The 1968 series with Cushing was less fortunate, with many episodes now believed lost, despite the fact that it was made in colour and was shown abroad as late as 1975 (Spain). Only a handful of the episodes have survived, namely "A Study in Scarlet", "The Hound of the Baskervilles" (two parts), "The Boscombe Valley Mystery", "The Sign of Four" and "The Blue Carbuncle". These were saved partly because they were chosen as samples of the series for distribution abroad. All surviving episodes are available on DVD, with a Blu-ray release done by Severin Films in 2023. In 2019 brief extracts from the episodes "The Second Stain", "The Dancing Men", "The Naval Treaty" and "Black Peter" were found in Belgium by Dutch historian Reinier Wels, and independently, an audio recording of "The Solitary Cyclist" was found by David Stuart Davies. The clips were included as a bonus feature on a DVD release of a TV interview with Peter Cushing, available in combination with a book.

== German remake ==
The West German WDR channel produced Sherlock Holmes (1967–1968), a six-episode series based on the scripts from Detective and Sherlock Holmes. Erich Schellow starred as Holmes, and Paul Edwin Roth as Watson.

==Reception==
The initial 1965 series attracted over 11 million viewers per episode. The 1968 series was more successful, with upwards of 15.5 million viewers and one episode topping the top 20 programmes chart.

Reviewing the series for DVD Talk, Stuart Galbraith IV wrote, "To my surprise I generally preferred the Wilmer episodes to those starring Peter Cushing, even though I consider myself more a fan of Cushing while I merely admire Wilmer as an excellent actor. ... This series may seem downright prehistoric to some, but I found it to be surprisingly atmospheric, intelligent, and engaging, and Wilmer and Stock make a fine Holmes and Watson, in the top 25% certainly."

Galbraith further said of the Cushing episodes, "The 1968 Sherlock Holmes television series isn't really up to the level of the best film and TV adaptations, but it's still fun to see cult character actor Peter Cushing sink his teeth into the role again, and the adaptations themselves are respectable, just not distinctive."

==Home media==
In 1996, BBC Video released a single VHS cassette in the UK containing Wilmer episodes "The Speckled Band" and "The Illustrious Client".

The BFI released a four-DVD collection of the Wilmer series in 2015, including all surviving episodes and reconstructions of the incomplete episodes, five audio commentaries, an interview with Wilmer, an illustrated booklet, and other special features. In 2010, BBC Worldwide released a two-DVD set in the US containing all surviving complete episodes from the 1965 series, omitting the two incomplete episodes.

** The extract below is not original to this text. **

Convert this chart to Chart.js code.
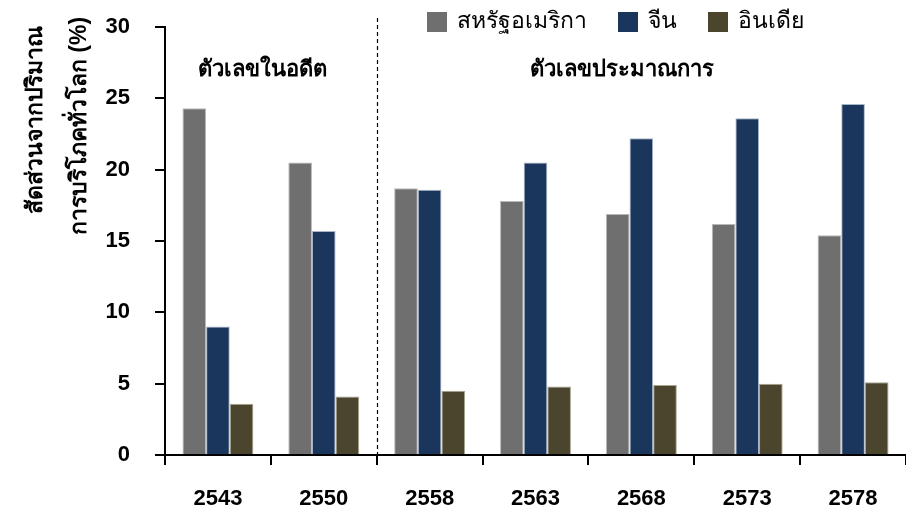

In 2002, BBC Learning released Cushing's The Hound of the Baskervilles on DVD, for sale by direct mail order in the UK only.

All six surviving Cushing episodes have since been released on three DVDs with two episodes apiece, both separately and boxed together, in the UK by 2 Entertain Video and Germany by Pidax. In the US, A&E Home Video released a three-DVD box set in 2013; and in 2024, Severin Films released the six standard-definition, videotaped episodes in a two-disc, 1080p Blu-ray set.